Thursday, January 09, 2025

Cardinal Timothy Dolan to again say inauguration prayer for President Trump

Cardinal Timothy Dolan will lead the opening prayer at the inauguration of Donald Trump as the 47th US President on 20 January.

The cardinal, who is Archbishop of the Archdiocese of New York, made the announcement during an interview with New York’s WPIX broadcasting station at the close of December.

“The president was kind enough to ask me to do the opening prayer,” Cardinal Dolan said in the interview.

Noting that Trump had also asked him to do the opening prayer during the presidential inauguration of 2017, Dolan then commented that when “he asked me this time, I said, ‘Well I did it eight years ago; I hope this one works’.”

Cardinal Dolan read King Solomon’s prayer from the Book of Wisdom during the 2017 inauguration, when Trump became the 45th US President.

“Give us wisdom, for we are your servants, weak and short-lived, lacking in comprehension of judgment and of laws. Indeed, though one might be perfect among mortals, if wisdom which comes from you be lacking, we count for nothing,” Dolan prayed in 2017.

In the interview, Cardinal Dolan also noted that he had discussed matters of faith with President-elect Trump, adding that the latter discussed with him how “something mystical happened in the two assassination attempts”.

The president-elect was referring to two attempts to take his life, the first at a 13 July campaign rally in Pennsylvania, during which Trump’s ear was clipped by either a bullet, fragments of a bullet or a bullet’s shock wave as it passed exceedingly close to his head, and a subsequent attempt in Florida in September that was thwarted before any shots were fired.

“I reminded [Trump] that when Ronald Reagan visited John Paul II, both of them had been victims of vicious assassination attempts and barely escaped alive,” Dolan said, before describing the exchange between the then president and pontiff:

“Ronald Reagan said, ‘Holy Father, Mother Teresa told me that God spared my life because he’s got something important for me to accomplish’, and John Paul II grinned at him and said, ‘Mr. President, Mother Teresa told me the same thing, so why don’t the two of us work together and get something done in the world?’”

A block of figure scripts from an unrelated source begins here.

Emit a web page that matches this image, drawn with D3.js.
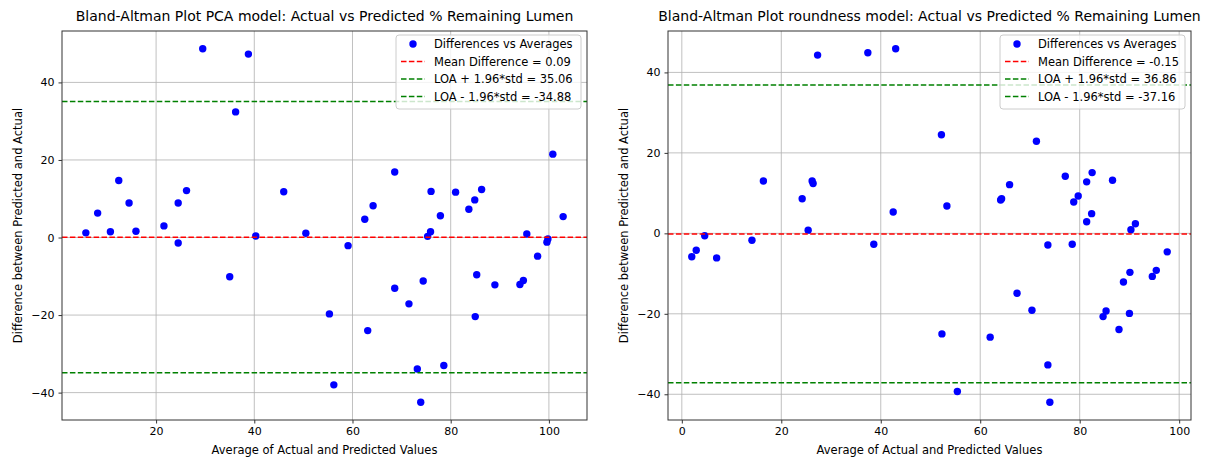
<!DOCTYPE html>
<html>
<head>
<meta charset="utf-8">
<script src="https://cdn.jsdelivr.net/npm/d3@7"></script>
<style>
body { margin: 0; background: #fff; }
text { font-family: "DejaVu Sans", sans-serif; fill: #000; }
</style>
</head>
<body>
<svg id="chart" width="1210" height="462"></svg>
<script>
// PCA model: averages and differences
var pcaAvg = [5.7, 8.1, 10.7, 12.4, 14.5, 15.9, 21.6, 24.5, 24.5, 26.2, 29.5, 35.0, 36.2, 38.8, 40.3, 46.0, 50.5,
	55.3, 56.2, 59.1, 62.5, 63.1, 64.2, 68.6, 68.6, 71.5, 73.2, 73.9, 74.4, 75.3, 75.9, 76.0, 77.9, 78.6, 81.0,
	83.7, 84.9, 85.0, 85.3, 86.3, 89.0, 94.1, 94.8, 95.5, 97.7, 99.6, 99.8, 100.8, 102.9];
var pcaDiff = [1.2, 6.3, 1.5, 14.7, 8.9, 1.6, 3.0, 8.9, -1.4, 12.1, 48.7, -10.1, 32.4, 47.3, 0.4, 11.8, 1.1,
	-19.7, -38.0, -2.1, 4.7, -24.0, 8.2, 16.9, -13.1, -17.1, -33.9, -42.5, -11.2, 0.3, 1.5, 11.9, 5.6, -33.0, 11.7,
	7.3, 9.7, -20.4, -9.6, 12.4, -12.2, -12.1, -11.1, 0.9, -4.8, -1.2, -0.4, 21.5, 5.4];
var pcaStats = [0.09, 35.06, -34.88];

// roundness model
var roundAvg = [2.0, 2.9, 4.6, 7.0, 14.1, 16.4, 24.2, 25.4, 26.2, 26.4, 27.3, 37.4, 38.6, 42.5, 43.0, 52.2, 52.3,
	53.3, 55.4, 62.0, 64.1, 64.3, 65.9, 67.4, 70.4, 71.3, 73.6, 73.6, 74.0, 77.1, 78.5, 78.8, 79.7, 81.4, 81.4,
	82.4, 82.5, 84.7, 85.3, 86.6, 87.9, 88.8, 90.0, 90.1, 90.3, 91.2, 94.6, 95.4, 97.6];
var roundDiff = [-5.8, -4.2, -0.6, -6.1, -1.7, 13.0, 8.6, 0.8, 13.0, 12.4, 44.3, 44.9, -2.7, 5.3, 45.9, 24.5, -25.0,
	6.8, -39.3, -25.8, 8.3, 8.6, 12.1, -14.9, -19.1, 22.9, -2.9, -32.7, -42.0, 14.2, -2.7, 7.8, 9.3, 12.8, 2.9,
	4.9, 15.1, -20.7, -19.3, 13.2, -23.9, -12.1, -19.9, -9.7, 0.9, 2.4, -10.7, -9.2, -4.6];
var roundStats = [-0.15, 36.86, -37.16];

var titles = ["Bland-Altman Plot PCA model: Actual vs Predicted % Remaining Lumen",
	"Bland-Altman Plot roundness model: Actual vs Predicted % Remaining Lumen"];

var svg = d3.select("#chart");

function pad(ext) {
	var m = (ext[1] - ext[0]) * 0.05;
	return [ext[0] - m, ext[1] + m];
}

function plot(left, right, avg, diff, stats, title) {
	var top = 31, bottom = 420;
	var data = avg.map(function(a, i) { return { x: a, y: diff[i] }; });

	var x = d3.scaleLinear().domain(pad(d3.extent(avg))).range([left, right]);
	var y = d3.scaleLinear().domain(pad(d3.extent(diff))).range([bottom, top]);

	var g = svg.append("g");

	// grid
	g.append("g").selectAll("line")
		.data(x.ticks(5).filter(function(t) { return x(t) > left && x(t) < right; }))
		.enter().append("line")
		.attr("x1", function(d) { return x(d); }).attr("x2", function(d) { return x(d); })
		.attr("y1", top).attr("y2", bottom)
		.attr("stroke", "#b0b0b0").attr("stroke-width", 0.8);
	g.append("g").selectAll("line")
		.data(y.ticks(5))
		.enter().append("line")
		.attr("y1", function(d) { return y(d); }).attr("y2", function(d) { return y(d); })
		.attr("x1", left).attr("x2", right)
		.attr("stroke", "#b0b0b0").attr("stroke-width", 0.8);

	// axes
	var xAxis = g.append("g").attr("transform", "translate(0," + bottom + ")")
		.call(d3.axisBottom(x).ticks(5).tickSize(3.5).tickPadding(4));
	var yAxis = g.append("g").attr("transform", "translate(" + left + ",0)")
		.call(d3.axisLeft(y).ticks(5).tickSize(3.5).tickPadding(4));
	[xAxis, yAxis].forEach(function(a) {
		a.select(".domain").remove();
		a.selectAll("text").style("font-size", "11px").attr("fill", "#222");
		a.selectAll("line").attr("stroke", "#333");
	});

	// points
	g.append("g").selectAll("circle")
		.data(data)
		.enter().append("circle")
		.attr("cx", function(d) { return x(d.x); })
		.attr("cy", function(d) { return y(d.y); })
		.attr("r", 3.7)
		.attr("fill", "#0000ff");

	// mean + limits of agreement
	var lineCols = ["#ff0000", "#008000", "#008000"];
	g.append("g").selectAll("line")
		.data(stats)
		.enter().append("line")
		.attr("x1", left).attr("x2", right)
		.attr("y1", function(d) { return y(d); }).attr("y2", function(d) { return y(d); })
		.attr("stroke", function(d, i) { return lineCols[i]; })
		.attr("stroke-width", 1.5)
		.attr("stroke-dasharray", "5.5,2.4");

	// frame
	g.append("rect")
		.attr("x", left).attr("y", top)
		.attr("width", right - left).attr("height", bottom - top)
		.attr("fill", "none").attr("stroke", "#333").attr("stroke-width", 1);

	// legend
	var labels = ["Differences vs Averages",
		"Mean Difference = " + stats[0].toFixed(2),
		"LOA + 1.96*std = " + stats[1].toFixed(2),
		"LOA - 1.96*std = " + stats[2].toFixed(2)];
	var lx = right - 191, ly = 35;
	var legend = g.append("g").attr("transform", "translate(" + lx + "," + ly + ")");
	legend.append("rect")
		.attr("width", 185).attr("height", 74).attr("rx", 3)
		.attr("fill", "#fff").attr("fill-opacity", 0.8)
		.attr("stroke", "#ccc");
	var rows = legend.selectAll(".row")
		.data(labels)
		.enter().append("g")
		.attr("class", "row")
		.attr("transform", function(d, i) { return "translate(0," + (9 + i * 17.5) + ")"; });
	rows.append("text")
		.attr("x", 38).attr("dy", "0.35em")
		.style("font-size", "11.5px")
		.attr("fill", "#222")
		.text(function(d) { return d; });
	rows.filter(function(d, i) { return i == 0; })
		.append("circle").attr("cx", 17).attr("r", 3.7).attr("fill", "#0000ff");
	rows.filter(function(d, i) { return i > 0; })
		.append("line")
		.attr("x1", 5).attr("x2", 29)
		.attr("stroke", function(d, i) { return lineCols[i]; })
		.attr("stroke-width", 1.5)
		.attr("stroke-dasharray", "5.5,2.4");

	// titles / labels
	g.append("text")
		.attr("x", (left + right) / 2).attr("y", 21)
		.attr("text-anchor", "middle")
		.style("font-size", "14px")
		.text(title);
	g.append("text")
		.attr("x", (left + right) / 2).attr("y", 454)
		.attr("text-anchor", "middle")
		.style("font-size", "11.5px")
		.attr("fill", "#222")
		.text("Average of Actual and Predicted Values");
	g.append("text")
		.attr("transform", "translate(" + (left - 40) + "," + ((top + bottom) / 2) + ") rotate(-90)")
		.attr("text-anchor", "middle")
		.style("font-size", "11.5px")
		.attr("fill", "#222")
		.text("Difference between Predicted and Actual");
}

plot(62, 587, pcaAvg, pcaDiff, pcaStats, titles[0]);
plot(668, 1191, roundAvg, roundDiff, roundStats, titles[1]);
</script>
</body>
</html>
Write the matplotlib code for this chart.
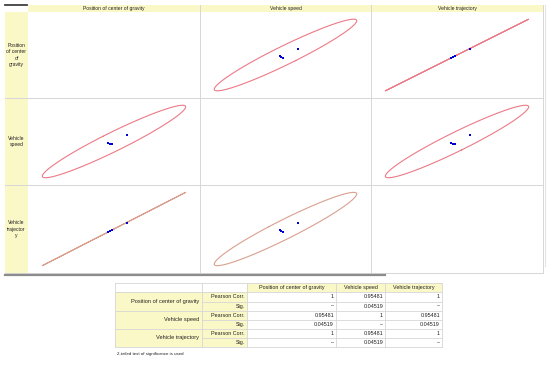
import numpy as np
import matplotlib
matplotlib.use("Agg")
import matplotlib.pyplot as plt
from matplotlib.patches import Rectangle

plt.rcParams['font.family'] = ['Liberation Sans', 'DejaVu Sans']

# variables of the scatter matrix
variables = ['Position of center of gravity', 'Vehicle speed', 'Vehicle trajectory']
row_labels = ['Position\nof center\nof\ngravity', 'Vehicle\nspeed', 'Vehicle\ntrajector\ny']

# observations (n = 4)
position = [2.0, 2.1, 2.2, 3.0]
speed = [5.12, 5.05, 4.98, 6.0]
trajectory = [4.0, 4.2, 4.4, 6.0]

# correlation table
pearson = [['1', '0.95481', '1'],
           ['0.95481', '1', '0.95481'],
           ['1', '0.95481', '1']]
sig = [['–', '0.04519', '–'],
       ['0.04519', '–', '0.04519'],
       ['–', '0.04519', '–']]
footnote = '2-tailed test of significance is used'

F_95 = 19.0  # F(2, 2) 95% quantile, used for the prediction ellipse

yellow = '#faf8c6'
grid = '#d6d6d6'


def pred_ellipse(x, y, f=F_95, npts=300):
    x = np.asarray(x, float)
    y = np.asarray(y, float)
    n = len(x)
    vals, vecs = np.linalg.eigh(np.cov(x, y))
    vals = np.clip(vals, 0, None)
    c = np.sqrt(2 * (n - 1) * (n + 1) / (n * (n - 2)) * f)
    t = np.linspace(0, 2 * np.pi, npts)
    circ = np.vstack([np.cos(t), np.sin(t)])
    pts = vecs @ (np.sqrt(vals)[:, None] * circ) * c
    return x.mean() + pts[0], y.mean() + pts[1]


fig = plt.figure(figsize=(5.5, 3.68), dpi=100)
bg = fig.add_axes([0, 0, 1, 1])
bg.set_xlim(0, 550)
bg.set_ylim(368, 0)
bg.axis('off')

# ---- scatter matrix frame
col_edges = [28, 200, 371, 543]
row_edges = [12, 98, 185, 273]
bg.add_patch(Rectangle((28, 5), 515, 7, color=yellow, lw=0))
bg.add_patch(Rectangle((5, 12), 23, 261, color=yellow, lw=0))
for xe in col_edges[1:]:
    bg.plot([xe, xe], [5, 273], color=grid, lw=0.7)
for ye in row_edges[1:]:
    bg.plot([5, 543], [ye, ye], color=grid, lw=0.7)
bg.plot([5, 27], [5, 5], color='#404040', lw=1.3)
bg.plot([5, 385], [274.5, 274.5], color='#8c8c8c', lw=1.6)
bg.plot([545, 545], [5, 266], color='#e4e4e4', lw=0.8)

for j, name in enumerate(variables):
    bg.text((col_edges[j] + col_edges[j + 1]) / 2, 8.7, name,
            ha='center', va='center', fontsize=3.6, color='#222222')
for i, lab in enumerate(row_labels):
    bg.text(16.5, (row_edges[i] + row_edges[i + 1]) / 2, lab, ha='center',
            va='center', fontsize=3.6, color='#222222', linespacing=1.35)

data = [position, speed, trajectory]
for i in range(3):
    for j in range(3):
        if i == j:
            continue
        x0, x1 = col_edges[j], col_edges[j + 1]
        y0, y1 = row_edges[i], row_edges[i + 1]
        ax = fig.add_axes([x0 / 550, 1 - y1 / 368, (x1 - x0) / 550, (y1 - y0) / 368])
        ax.axis('off')
        ex, ey = pred_ellipse(data[j], data[i])
        col = '#d9a08f' if i == 2 else '#ec7a86'
        ax.plot(ex, ey, color=col, lw=0.8)
        ax.plot(data[j], data[i], 's', color='#0000d0', ms=1.6, mew=0)
        mx = 0.1 * (ex.max() - ex.min())
        my = 0.1 * (ey.max() - ey.min())
        ax.set_xlim(ex.min() - mx, ex.max() + mx)
        ax.set_ylim(ey.min() - my, ey.max() + my)

# ---- correlation table
tx = [115, 202, 247, 336, 385, 442]
groups = [(292, 311), (311, 329), (329, 347)]
fs = 3.9

bg.add_patch(Rectangle((247, 283), 195, 9, color=yellow, lw=0))
bg.add_patch(Rectangle((115, 292), 132, 55, color=yellow, lw=0))
for xe in tx:
    bg.plot([xe, xe], [283, 347], color=grid, lw=0.6)
bg.plot([115, 442], [283, 283], color=grid, lw=0.6)
for g0, g1 in groups:
    bg.plot([115, 442], [g0, g0], color=grid, lw=0.6)
    bg.plot([202, 442], [(g0 + g1) / 2] * 2, color=grid, lw=0.6)
bg.plot([115, 442], [347, 347], color=grid, lw=0.6)

for j, name in enumerate(variables):
    bg.text((tx[j + 2] + tx[j + 3]) / 2, 287.7, name, ha='center', va='center',
            fontsize=fs, color='#222222')
for i, name in enumerate(variables):
    g0, g1 = groups[i]
    gm = (g0 + g1) / 2
    bg.text(199, gm, name, ha='right', va='center', fontsize=fs + 0.2, color='#222222')
    bg.text(245, (g0 + gm) / 2, 'Pearson Corr.', ha='right', va='center',
            fontsize=fs, color='#222222')
    bg.text(245, (gm + g1) / 2, 'Sig.', ha='right', va='center',
            fontsize=fs, color='#222222')
    for j in range(3):
        bg.text(tx[j + 3] - 2, (g0 + gm) / 2, pearson[i][j], ha='right',
                va='center', fontsize=fs, color='#222222')
        bg.text(tx[j + 3] - 2, (gm + g1) / 2, sig[i][j], ha='right',
                va='center', fontsize=fs, color='#222222')
bg.text(117, 354, footnote, ha='left', va='center', fontsize=3.2, color='#222222')

fig.savefig('out.png', dpi=100)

The cardinal then said that he believes the two assassination attempts may well have “had something to do with” President-elect Trump growing in faith.

“You never know because it’s all God’s actions; it’s not ours,” Dolan said. “So faith is a gift that’s God’s initiative. It’s not our energy that does it. We’ve got to cooperate; we’ve got to embrace it.”

Trump is due to participate in an interfaith service on Sunday, 19 January, the day before the inauguration that will return him to the US presidency.

The connection and relationship between the cardinal and Trump includes the latter having attended an Alfred Smith Memorial Foundation Dinner, which is hosted by the Archdiocese of New York, during each of this presidential election campaigns.

The event honours the memory of the former four-term governor of New York who was a Democrat and the first Catholic to be nominated by a major party in 1928, though he was defeated by Herbert Hoover.

The annual event raises millions of dollars for Catholic charities and, when a presidential election campaign is on, has historically served as an evening for the candidates to put politics aside and come together in a more lighthearted manner for a good cause.

Vice President Kamala Harris choose not to attend the dinner held in October 2024 ahead of the November election, leaving Donald Trump the floor when it came to speech time at the event.